J’ai suivi cette semaine les conférences de Michel Onfray rediffusées sur France Culture pendant l’été. Difficile aujourd'hui de parler de Michel Onfray et de Freud sans faire référence à la polémique sur son dernier ouvrage. Lire aussi ce billet d'un blogueur sur le sujet.
Pas tristes du tout ces quelques notes de Sigmund Freud, issues d'une des conférences.
Il nous dit :
« Une flamme c’est un phallus et il y a une homologie entre le jet d’urine sur le feu et l’acte sexuel avec un homme ».
« La miction c’est la jouissance de la puissance masculine, sans la compétition homosexuelle. Se retenir d’arroser le feu c’est la maîtriser, la maîtriser c’est la puissance » (sic).
Il dit encore :
Pourquoi est-on mélomane ? (Je vous le donne en mille ;o))
« Il y a des mélomanes parce qu’il y a des pétomanes ! »
C’est une correspondance du 26 juin 1931 avec Stefan Zweig (Michel Onfray a rectifié le lendemain qu’il s’agissait bien de Stefan et non d'Arnold Zweig comme il l’avait indiqué. Les deux eurent un lien d'amitié avec Sigmund Freud) qui nous le dit.

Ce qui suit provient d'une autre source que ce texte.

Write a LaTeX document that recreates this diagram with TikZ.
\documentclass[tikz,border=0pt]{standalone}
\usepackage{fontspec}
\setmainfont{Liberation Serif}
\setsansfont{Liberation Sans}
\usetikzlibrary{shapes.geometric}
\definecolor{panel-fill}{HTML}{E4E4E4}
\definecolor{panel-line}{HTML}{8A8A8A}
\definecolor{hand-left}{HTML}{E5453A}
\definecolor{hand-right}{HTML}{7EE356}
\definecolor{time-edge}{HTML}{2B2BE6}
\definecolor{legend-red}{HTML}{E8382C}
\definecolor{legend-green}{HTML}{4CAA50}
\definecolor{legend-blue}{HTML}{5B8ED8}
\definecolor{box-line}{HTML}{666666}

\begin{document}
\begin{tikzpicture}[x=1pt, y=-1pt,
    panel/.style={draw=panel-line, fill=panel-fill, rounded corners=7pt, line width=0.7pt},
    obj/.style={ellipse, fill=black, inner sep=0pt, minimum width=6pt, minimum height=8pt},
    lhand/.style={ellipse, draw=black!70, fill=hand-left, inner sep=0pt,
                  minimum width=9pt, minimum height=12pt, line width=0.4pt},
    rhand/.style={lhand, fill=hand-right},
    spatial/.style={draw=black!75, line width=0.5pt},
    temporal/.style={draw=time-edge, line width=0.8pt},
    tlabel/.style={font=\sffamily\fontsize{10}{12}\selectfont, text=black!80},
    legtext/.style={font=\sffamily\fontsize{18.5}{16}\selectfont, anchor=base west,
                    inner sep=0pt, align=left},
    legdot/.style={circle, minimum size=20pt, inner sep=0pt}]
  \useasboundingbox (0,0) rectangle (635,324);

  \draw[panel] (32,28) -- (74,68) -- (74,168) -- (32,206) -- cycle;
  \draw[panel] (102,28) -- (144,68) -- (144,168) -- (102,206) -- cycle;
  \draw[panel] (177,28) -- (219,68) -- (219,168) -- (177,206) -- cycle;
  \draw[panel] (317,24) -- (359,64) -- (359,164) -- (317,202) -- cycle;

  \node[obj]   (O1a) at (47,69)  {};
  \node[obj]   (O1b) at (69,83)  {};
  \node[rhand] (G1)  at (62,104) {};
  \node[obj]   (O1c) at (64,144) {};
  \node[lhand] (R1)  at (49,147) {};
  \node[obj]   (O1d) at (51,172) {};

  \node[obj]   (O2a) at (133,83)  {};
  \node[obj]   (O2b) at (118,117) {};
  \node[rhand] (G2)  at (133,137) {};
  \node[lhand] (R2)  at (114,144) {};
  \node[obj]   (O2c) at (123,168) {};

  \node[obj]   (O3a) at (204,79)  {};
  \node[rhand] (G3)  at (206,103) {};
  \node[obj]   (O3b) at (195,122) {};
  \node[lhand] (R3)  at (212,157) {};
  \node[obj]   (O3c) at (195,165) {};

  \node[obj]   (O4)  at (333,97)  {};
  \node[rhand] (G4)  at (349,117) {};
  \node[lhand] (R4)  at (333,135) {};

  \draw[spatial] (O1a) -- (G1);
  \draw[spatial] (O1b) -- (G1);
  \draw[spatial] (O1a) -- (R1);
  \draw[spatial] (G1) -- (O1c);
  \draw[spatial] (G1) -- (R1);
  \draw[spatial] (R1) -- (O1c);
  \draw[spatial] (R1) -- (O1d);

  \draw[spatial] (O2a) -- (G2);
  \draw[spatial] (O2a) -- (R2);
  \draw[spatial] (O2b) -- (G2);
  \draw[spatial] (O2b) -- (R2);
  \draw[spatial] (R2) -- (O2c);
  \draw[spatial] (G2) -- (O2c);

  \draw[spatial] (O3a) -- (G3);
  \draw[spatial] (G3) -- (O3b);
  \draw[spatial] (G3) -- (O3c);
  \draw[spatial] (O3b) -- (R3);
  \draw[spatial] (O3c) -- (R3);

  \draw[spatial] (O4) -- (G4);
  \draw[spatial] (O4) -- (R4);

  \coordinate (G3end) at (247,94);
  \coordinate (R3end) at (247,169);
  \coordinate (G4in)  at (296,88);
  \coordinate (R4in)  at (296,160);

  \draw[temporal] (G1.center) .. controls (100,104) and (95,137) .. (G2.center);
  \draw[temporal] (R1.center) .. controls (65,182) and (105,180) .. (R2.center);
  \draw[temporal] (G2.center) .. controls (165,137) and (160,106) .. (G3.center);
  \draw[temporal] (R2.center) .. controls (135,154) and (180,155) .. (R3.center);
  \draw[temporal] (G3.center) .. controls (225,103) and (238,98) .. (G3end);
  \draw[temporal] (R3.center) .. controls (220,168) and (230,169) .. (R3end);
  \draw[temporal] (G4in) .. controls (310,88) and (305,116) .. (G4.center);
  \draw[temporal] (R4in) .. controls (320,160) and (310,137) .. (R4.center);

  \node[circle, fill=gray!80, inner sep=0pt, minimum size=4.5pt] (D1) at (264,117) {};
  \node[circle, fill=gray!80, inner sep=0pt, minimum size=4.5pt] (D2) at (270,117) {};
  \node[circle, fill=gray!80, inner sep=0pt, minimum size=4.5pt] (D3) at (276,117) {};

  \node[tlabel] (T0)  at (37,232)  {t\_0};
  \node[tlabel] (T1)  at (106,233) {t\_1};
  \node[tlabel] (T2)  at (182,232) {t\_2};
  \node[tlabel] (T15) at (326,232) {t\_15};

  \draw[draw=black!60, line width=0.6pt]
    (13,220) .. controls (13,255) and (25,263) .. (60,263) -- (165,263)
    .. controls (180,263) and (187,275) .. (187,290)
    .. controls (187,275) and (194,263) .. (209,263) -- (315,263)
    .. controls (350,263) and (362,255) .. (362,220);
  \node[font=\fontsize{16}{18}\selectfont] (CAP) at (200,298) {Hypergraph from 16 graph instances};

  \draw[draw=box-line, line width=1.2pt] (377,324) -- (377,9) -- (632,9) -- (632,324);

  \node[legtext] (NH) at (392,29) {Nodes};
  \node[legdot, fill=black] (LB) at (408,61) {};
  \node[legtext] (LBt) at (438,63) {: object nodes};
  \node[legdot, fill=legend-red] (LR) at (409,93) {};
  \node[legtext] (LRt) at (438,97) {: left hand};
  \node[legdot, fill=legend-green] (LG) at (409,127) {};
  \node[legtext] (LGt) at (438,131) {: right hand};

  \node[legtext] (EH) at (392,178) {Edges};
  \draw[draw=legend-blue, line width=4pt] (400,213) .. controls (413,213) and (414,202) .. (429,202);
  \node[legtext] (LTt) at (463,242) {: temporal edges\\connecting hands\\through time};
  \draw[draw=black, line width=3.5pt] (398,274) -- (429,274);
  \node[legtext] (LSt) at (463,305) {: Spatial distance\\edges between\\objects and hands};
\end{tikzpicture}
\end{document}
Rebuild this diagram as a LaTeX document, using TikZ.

« J’ai remarqué en analysant plusieurs musiciens qu’ils avaient un intérêt particulier – et depuis l’enfance – pour les bruits que l’on produit avec les intestins. Est-ce une forte composante anale dans cette passion pour le monde sonore ?»
On sait qu’il a analysé Gustav Mahler en faisant une balade dans un jardin, deux ou trois heures dans une après-midi, et que Mahler s’en est trouvé probablement « allégé ».
Il y a une relation entre le fait d’aimer la musique et d’avoir été pétomane un jour. « Pétomane un jour, pétomane toujours » dixit M. Onfray.
La suite ou le début de cette conférence à écouter ici.
Interpellée par le sujet (rires) j’ai trouvé le texte ci-dessous - que l’on peut lire entièrement ici - très intéressant :
Du pétomane au mélomane
De nombreux auteurs ont souligné l'importance de l'analité dans la genèse pulsionnelle de la musique, qui prendrait son origine dans le plaisir infantile du pet, comme Ferenczi (1922) a cru le déceler chez des musiciens ou mélomanes. Milner (1969) rapporte les démêlés de Suzanne, et Lecourt (1987) ceux de David, avec le pet. Après quoi, cet enfant autiste pourra se mêler de musique. Cependant cette connotation, anale d'une part, musicale d'autre part, du pet n'implique pas, en bonne logique, de lien direct, et surtout causal, entre musique et libido anale.
En fait, l'intérêt pour la musique pourrait avoir de bien étranges et plus anciennes racines. Nous trouvons dans l'expérience ante-natale de quoi nourrir notre réflexion à ce sujet : le foetus est l'auditeur obligé du concert sans cesse renouvelé des rythmes maternels, bruits respiratoires, cardiaques, mouvements de la marche ; il entend aussi une mélodie : celle des bruits intestinaux de sa mère (suintements, claquements, grincements, écoulements, etc.) qui évoquent pour nous, de toutes les manières, les sons du pet. Le caractère régressif de ces sons les rend très réactogènes, non seulement chez les tout-petits auxquels nous avons fait entendre des enregistrements intestinaux, mais aussi chez les adultes, tels ces apprentis musicothérapeutes de L'A.M.Bx qui en furent étonnés. Les anciens soulignaient cette proximité qui se redouble de celle de la parole en la personne d'Hermès (Mercure), tout à la fois dieu de la musique, des vents (!), de la parole et... de l'argent ! Aux bruissements intestinaux du plaisir, après les rugissements et les couinements de la détente en train d'advenir, répondent, chez le foetus qui les entend, l'inondation chimique qui l'excite et lui donne peut-être quelque genre d'orgasme avant la lettre ! Il retrouvera tout cela dans les ineffables gémissements ou les harmonies sublimes de la musique. Avec la demi-jouissance des sens qu'elle engendre à n'être pas compagne de réalités plus somatiques comme dans le " paradis " matriciel.
Le très intéressant film de Horatiu Malaele (Roumanie, 2008) "Au diable Staline, Vive les mariés" nous présente au cours du repas de Noces un des protagonistes incapable de contenir ses bruits intestinaux alors que toute la noce - y compris l'orchestre - s'impose la contrainte du silence pour éviter d'être repérée par les soviétiques. L'effet est saisissant et son comique réside pour beaucoup dans cette substitution inattendue à la musique interdite de cette musique inconvenante !
Je ne suis pas musicienne mais je suis… euh… mélomane. Non mais !
C'était : mon bon vent musical de l'été.